Footnote: 2 Clearly, granting a trial court broad latitude in granting or denying motions for a new trial is consistent with the principles of judicial economy. Here, the trial court, before losing jurisdiction of a case, is permitted to correct errors that it or the jury might have made during the course of the trial. Furthermore, giving the trial court this power to achieve justice may encourage litigants more forcefully to pursue the issues below rather than in a full blown and costly appeal.
Footnote: 3 Some jurists have suggested there is some similarity between these two tests and the difference is one of degree. There can be little disagreement that they differ substantially to the extent of control over jury verdicts exercised by the trial court. See Philip A. Trautman, Motions Testing the Sufficiency of Evidence, 42 Wash. L. Rev. 787 (1967).
Footnote: 4 Under this theory, a trial court becomes a "thirteenth juror" upon hearing a motion for a new trial. The trial court weighs the evidence independently to determine whether there is sufficient evidence to support the verdict.

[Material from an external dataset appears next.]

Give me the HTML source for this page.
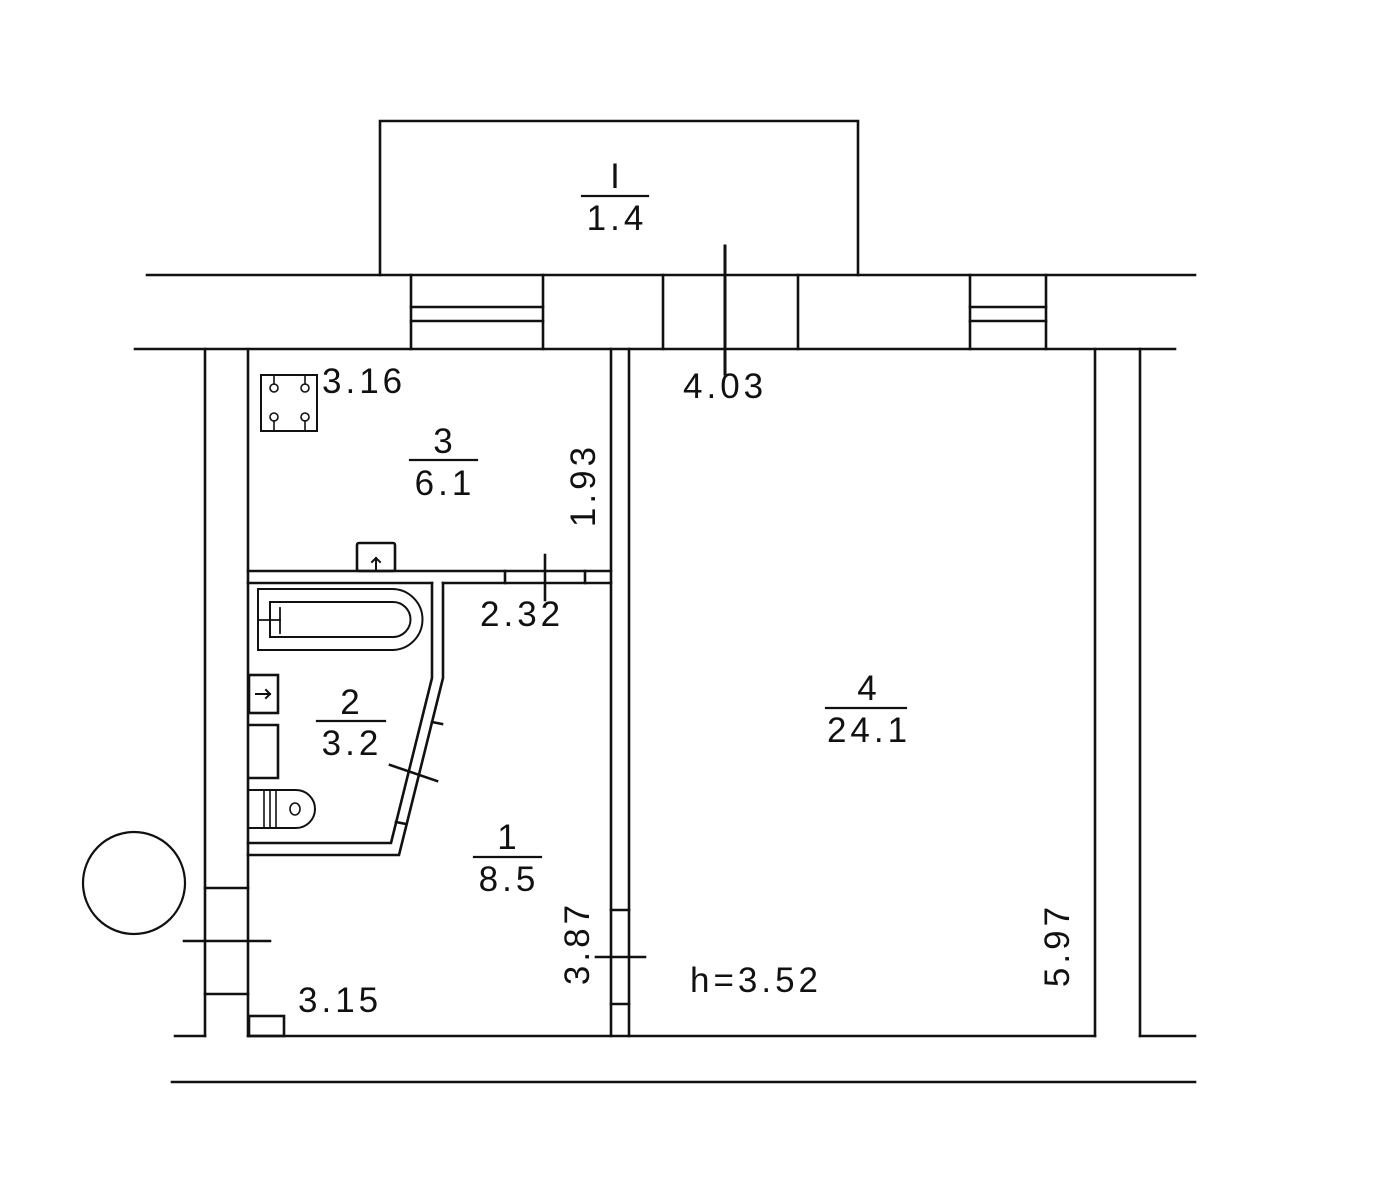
<!DOCTYPE html>
<html><head><meta charset="utf-8"><style>
html,body{margin:0;padding:0;background:#fff;}
svg{display:block;}
text{font-family:"Liberation Sans",sans-serif;font-size:35px;fill:#111;letter-spacing:4px;}
</style></head><body>
<svg width="1386" height="1200" viewBox="0 0 1386 1200" xmlns="http://www.w3.org/2000/svg">
<g stroke="#111" stroke-width="2.6" fill="none" stroke-linecap="square">
<polyline points="380,275 380,121 858,121 858,275"/>
<line x1="147" y1="275" x2="1195" y2="275"/>
<line x1="135" y1="349" x2="1175" y2="349"/>
<line x1="411" y1="275" x2="411" y2="349"/><line x1="543" y1="275" x2="543" y2="349"/>
<line x1="411" y1="307" x2="543" y2="307"/><line x1="411" y1="321" x2="543" y2="321"/>
<line x1="663" y1="275" x2="663" y2="349"/><line x1="798" y1="275" x2="798" y2="349"/>
<line x1="970" y1="275" x2="970" y2="349"/><line x1="1046" y1="275" x2="1046" y2="349"/>
<line x1="970" y1="307" x2="1046" y2="307"/><line x1="970" y1="321" x2="1046" y2="321"/>
<line x1="725" y1="246" x2="725" y2="374" stroke-width="3"/>
<line x1="205" y1="349" x2="205" y2="1036"/>
<line x1="248" y1="349" x2="248" y2="1036"/>
<line x1="205" y1="888" x2="248" y2="888"/>
<line x1="205" y1="994" x2="248" y2="994"/>
<line x1="184" y1="941" x2="270" y2="941"/>
<line x1="175" y1="1036" x2="205" y2="1036"/>
<line x1="248" y1="1036" x2="1095" y2="1036"/>
<rect x="249" y="1016" width="35" height="20"/>
<line x1="1095" y1="349" x2="1095" y2="1036"/>
<line x1="1140" y1="349" x2="1140" y2="1036"/>
<line x1="1140" y1="1036" x2="1195" y2="1036"/>
<line x1="172" y1="1082" x2="1195" y2="1082"/>
<line x1="611" y1="349" x2="611" y2="1036"/>
<line x1="629" y1="349" x2="629" y2="1036"/>
<line x1="611" y1="910" x2="629" y2="910"/><line x1="611" y1="1004" x2="629" y2="1004"/>
<line x1="596" y1="957" x2="645" y2="957"/>
<line x1="248" y1="571" x2="611" y2="571"/>
<line x1="248" y1="583" x2="432" y2="583"/>
<line x1="443" y1="583" x2="611" y2="583"/>
<line x1="505" y1="571" x2="505" y2="583"/><line x1="585" y1="571" x2="585" y2="583"/>
<line x1="545" y1="555" x2="545" y2="600"/>
<polyline points="432,583 432,678 391,843 248,843"/>
<polyline points="443,583 443,678 399,855 248,855"/>
<line x1="432" y1="722" x2="442" y2="724"/>
<line x1="396" y1="822" x2="406" y2="824"/>
<line x1="390" y1="765" x2="437" y2="781"/>
<rect x="249" y="675" width="29" height="38"/>
<polyline points="249,725 278,725 278,778 249,778"/>
<line x1="256" y1="694" x2="270" y2="694" stroke-width="2"/>
<polyline points="266,690 270,694 266,698" stroke-width="2"/>
<path d="M249,790 H296 A19,19 0 0 1 296,828 H249" stroke-width="2"/>
<line x1="264" y1="790" x2="264" y2="828" stroke-width="1.6"/>
<line x1="270" y1="790" x2="270" y2="828" stroke-width="1.6"/>
<line x1="276" y1="790" x2="276" y2="828" stroke-width="1.6"/>
<ellipse cx="295" cy="809" rx="5" ry="6" stroke-width="1.6"/>
<path d="M258,589 H392 A30.5,30.5 0 0 1 392,650 H258 Z" stroke-width="2"/>
<path d="M270,602 H393 A17.5,17.5 0 0 1 393,637 H270 Z" stroke-width="2"/>
<line x1="258" y1="620" x2="280" y2="620" stroke-width="1.8"/>
<line x1="280" y1="608" x2="280" y2="633" stroke-width="1.8"/>
<rect x="261" y="375" width="56" height="56" stroke-width="2"/>
<g stroke-width="1.6">
<circle cx="274" cy="388" r="4"/><circle cx="305" cy="388" r="4"/>
<circle cx="274" cy="417" r="4"/><circle cx="305" cy="417" r="4"/>
<line x1="274" y1="375" x2="274" y2="384"/><line x1="305" y1="375" x2="305" y2="384"/>
<line x1="274" y1="421" x2="274" y2="431"/><line x1="305" y1="421" x2="305" y2="431"/>
</g>
<rect x="357" y="543" width="38" height="28" rx="2"/>
<line x1="376" y1="558" x2="376" y2="570" stroke-width="2"/>
<polyline points="372,562 376,558 380,562" stroke-width="2"/>
<circle cx="134" cy="883" r="51" stroke-width="2.2"/>
<g stroke-width="2.2">
<line x1="582" y1="196" x2="648" y2="196"/>
<line x1="410" y1="460" x2="477" y2="460"/>
<line x1="317" y1="721" x2="385" y2="721"/>
<line x1="826" y1="708" x2="906" y2="708"/>
<line x1="474" y1="857" x2="541" y2="857"/>
</g>
</g>
<text x="617" y="188" text-anchor="middle">I</text>
<text x="617" y="230" text-anchor="middle">1.4</text>
<text x="322" y="393">3.16</text>
<text x="445" y="453" text-anchor="middle">3</text>
<text x="445" y="495" text-anchor="middle">6.1</text>
<text transform="translate(595,485) rotate(-90)" text-anchor="middle">1.93</text>
<text x="480" y="626">2.32</text>
<text x="683" y="398">4.03</text>
<text x="352" y="714" text-anchor="middle">2</text>
<text x="352" y="755" text-anchor="middle">3.2</text>
<text x="869" y="700" text-anchor="middle">4</text>
<text x="869" y="742" text-anchor="middle">24.1</text>
<text x="509" y="849" text-anchor="middle">1</text>
<text x="509" y="891" text-anchor="middle">8.5</text>
<text transform="translate(589,943) rotate(-90)" text-anchor="middle">3.87</text>
<text x="690" y="992">h=3.52</text>
<text transform="translate(1069,945) rotate(-90)" text-anchor="middle">5.97</text>
<text x="298" y="1012">3.15</text>
</svg>
</body></html>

Footnote: 5 The federal test is summarized in the famous statement of Judge Parker in Aetna Casualty & Surety Co. v. Yeatts, 122 F.2d at 352:

        "On such a motion it is the duty of the judge to set aside the verdict and grant a new trial, if he is of opinion that the verdict is against the clear weight of the evidence, or is based upon evidence which is false, or will result in a miscarriage of justice, even though there may be substantial evidence which would prevent the direction of a verdict."

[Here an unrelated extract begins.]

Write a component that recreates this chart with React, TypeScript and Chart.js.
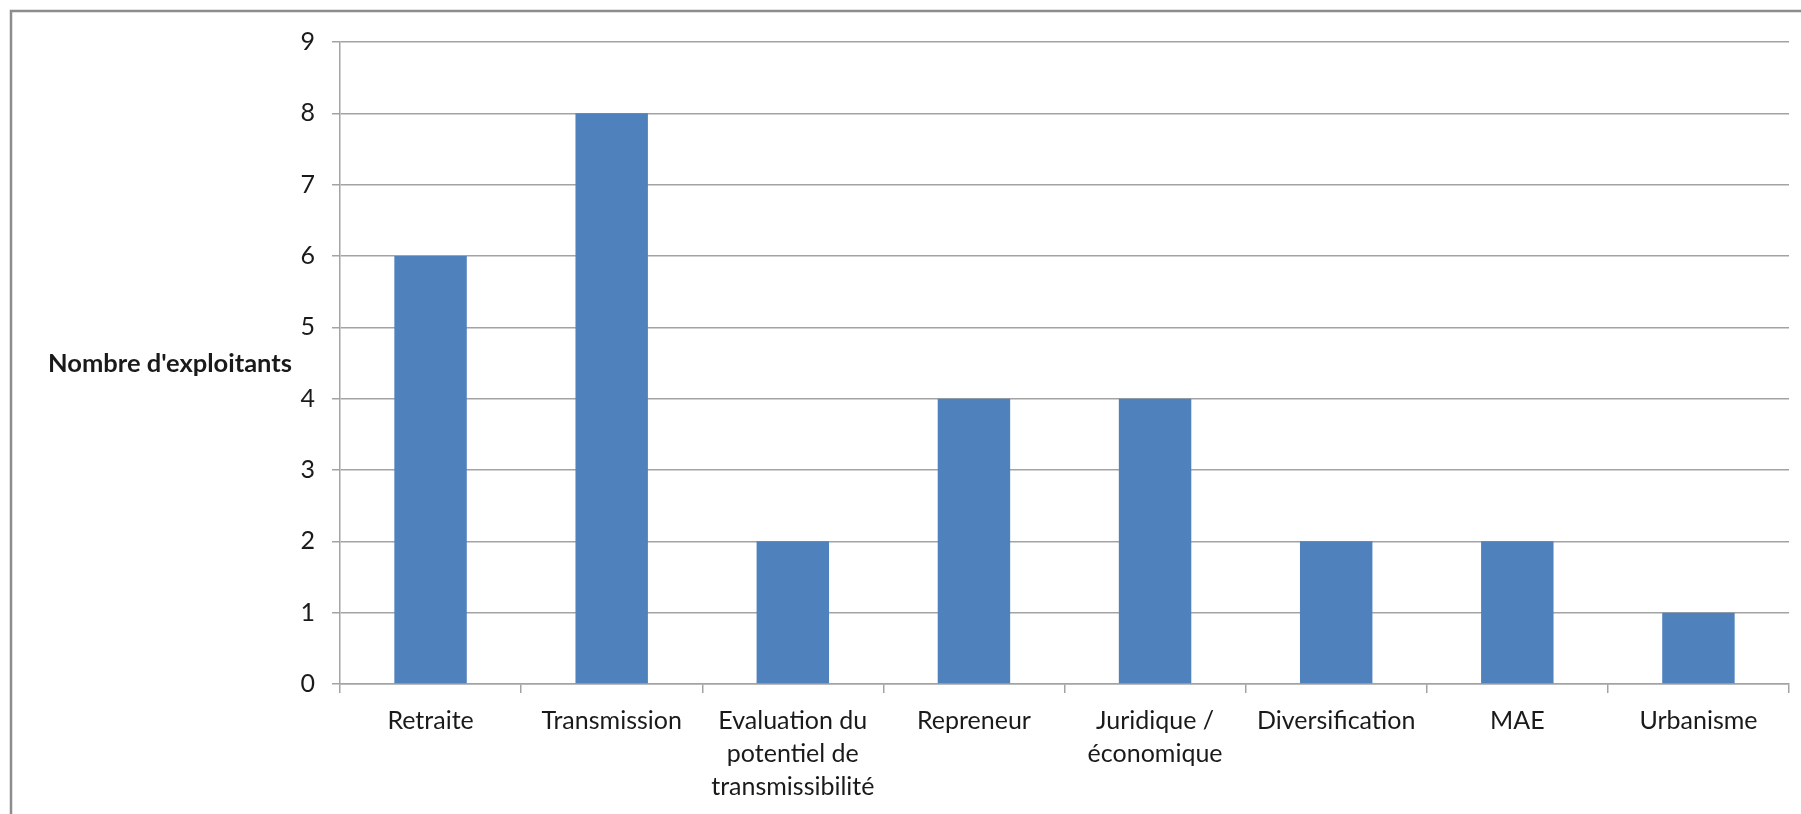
import React, { useEffect, useRef } from "react";
import { Chart, registerables } from "chart.js";

Chart.register(...registerables);

const categories: (string | string[])[] = [
  "Retraite",
  "Transmission",
  ["Evaluation du", "potentiel de", "transmissibilité"],
  "Repreneur",
  ["Juridique /", "économique"],
  "Diversification",
  "MAE",
  "Urbanisme",
];
const values: number[] = [6, 8, 2, 4, 4, 2, 2, 1];
const yAxisTitle = "Nombre d'exploitants";
const yMin = 0;
const yMax = 9;

const FONT = "Lato, 'Open Sans', 'Noto Sans', sans-serif";
const TEXT = "#1a1a1a";
const GRID = "#a3a3a3";

const decorPlugin = {
  id: "decor",
  beforeDraw(chart: any) {
    const ctx = chart.ctx;
    ctx.save();
    ctx.fillStyle = "#ffffff";
    ctx.fillRect(0, 0, chart.width, chart.height);
    ctx.strokeStyle = "#8c8c8c";
    ctx.lineWidth = 2.5;
    ctx.beginPath();
    ctx.moveTo(11, chart.height + 5);
    ctx.lineTo(11, 11);
    ctx.lineTo(chart.width + 5, 11);
    ctx.stroke();
    ctx.restore();
  },
  afterDraw(chart: any) {
    const ctx = chart.ctx;
    const area = chart.chartArea;
    ctx.save();
    ctx.font = `bold 25.5px ${FONT}`;
    ctx.fillStyle = TEXT;
    ctx.textAlign = "center";
    ctx.textBaseline = "middle";
    ctx.fillText(yAxisTitle, 170, (area.top + area.bottom) / 2 + 1);
    ctx.restore();
  },
};

export default function App() {
  const ref = useRef<HTMLCanvasElement | null>(null);

  useEffect(() => {
    if (!ref.current) return;
    const chart = new Chart(ref.current, {
      type: "bar",
      data: {
        labels: categories,
        datasets: [
          {
            data: values,
            backgroundColor: "#4F81BD",
            borderWidth: 0,
            barPercentage: 0.4,
            categoryPercentage: 1,
          },
        ],
      },
      options: {
        animation: false,
        responsive: false,
        events: [],
        layout: { padding: { left: 0, right: 12, top: 42, bottom: 0 } },
        plugins: {
          legend: { display: false },
          tooltip: { enabled: false },
          title: { display: false },
        },
        scales: {
          x: {
            grid: {
              display: true,
              drawOnChartArea: false,
              drawTicks: true,
              tickLength: 9,
              color: GRID,
              lineWidth: 1.5,
              offset: true,
            },
            border: { display: true, color: GRID, width: 1.5 },
            ticks: {
              color: TEXT,
              font: { family: FONT, size: 25, lineHeight: 1.33 },
              padding: 11,
              maxRotation: 0,
              minRotation: 0,
              autoSkip: false,
            },
            afterFit(scale: any) {
              scale.height = 130;
            },
          },
          y: {
            min: yMin,
            max: yMax,
            grid: {
              color: GRID,
              lineWidth: 1.5,
              drawTicks: true,
              tickLength: 8,
            },
            border: { display: true, color: GRID, width: 1.5 },
            ticks: {
              stepSize: 1,
              color: TEXT,
              font: { family: FONT, size: 25 },
              padding: 17,
            },
            afterFit(scale: any) {
              scale.width = 340;
            },
          },
        },
      },
      plugins: [decorPlugin],
    });
    return () => chart.destroy();
  }, []);

  return (
    <div style={{ position: "absolute", left: 0, top: 0, width: 1801, height: 814, overflow: "hidden", background: "#fff" }}>
      <canvas ref={ref} width={1801} height={814} style={{ display: "block" }} />
    </div>
  );
}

See also Allied Chemical Corp. v. Daiflon, Inc., 449 U.S. 33, 36, 101 S. Ct. 188, 190, 66 L.Ed.2d 193, 197 (1980) (order granting new trial is not appealable and "rarely, if ever, will justify the issuance of a writ of mandamus").


Footnote: 6 The mere fact there is little discussion of the merits of the evidence in the trial court's granting or denial of a motion for a new trial is not grounds for reversal. See Ellis v. International Playtex, Inc., 745 F.2d 292 (4th Cir. 1984).